Industry overview 

The global financial crisis and the subsequent recession, which the global economy entered in the second half of 2008, has inevitably also had an impact on the global upstream oil and gas industry.
We have witnessed high volatility in oil and gas prices with concerns about availability dominating the first half of 2008. As the reality of the current global situation became more evident in the second half of the year, prices were subsequently impacted by downward adjustments to energy demand forecasts. Combined with a heightened risk aversion in speculative capital, this led to oil (Brent dated) being traded around USD100 lower in December 2008 than at July 2008's all time high of USD144/bbl.

The industry has experienced a rapid increase in costs and capital expenditures over the past three to four years. This has been the result of both limited competition and capacity in the service industry and increased complexity of new projects. Although it could be expected that lower oil and gas prices and a lower volume of overall industry activity would contribute to downward pressure on costs in the services and manufacturing industry, the technical challenges resulting from increasing project complexity are unlikely to relent and will maintain an upward structural pressure on costs. In this environment, the industry is expected to increase its focus on cost control and capital deployment efficiency through tightening prioritisation among existing opportunities.

International politics and adjustments to energy policies have also continued to influence the business environment in resource-rich countries across the world. In the short to medium term, there could be a potential for improved access and fiscal terms in some regions as a result of the global turmoil. However, it will not reduce the need for continuous focus on building and utilisation of technical and commercial capabilities in order to turn oil and gas resources into productive capacity.

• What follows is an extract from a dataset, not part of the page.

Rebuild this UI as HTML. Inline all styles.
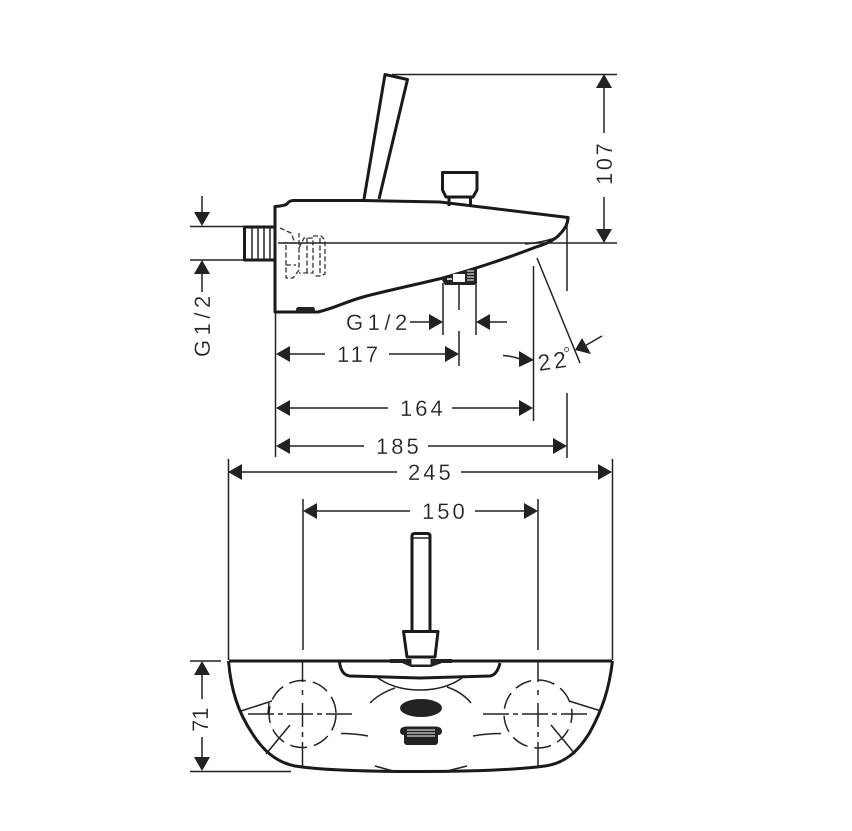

In recent years the industry has been characterised by a much higher level of competition, both in terms of the number and type of participants. This is unlikely to change. However, the sharp fall in share prices in general combined with the degree to which companies have access to capital to fund their future developments could act as catalysts for change in the competitive landscape.

The long-term challenge of providing the world with secure, affordable and environmentally acceptable energy remains as challenging a reality as ever. In combination, the above developments within the industry are likely to result in a continued highly competitive environment for scarce international upstream opportunities.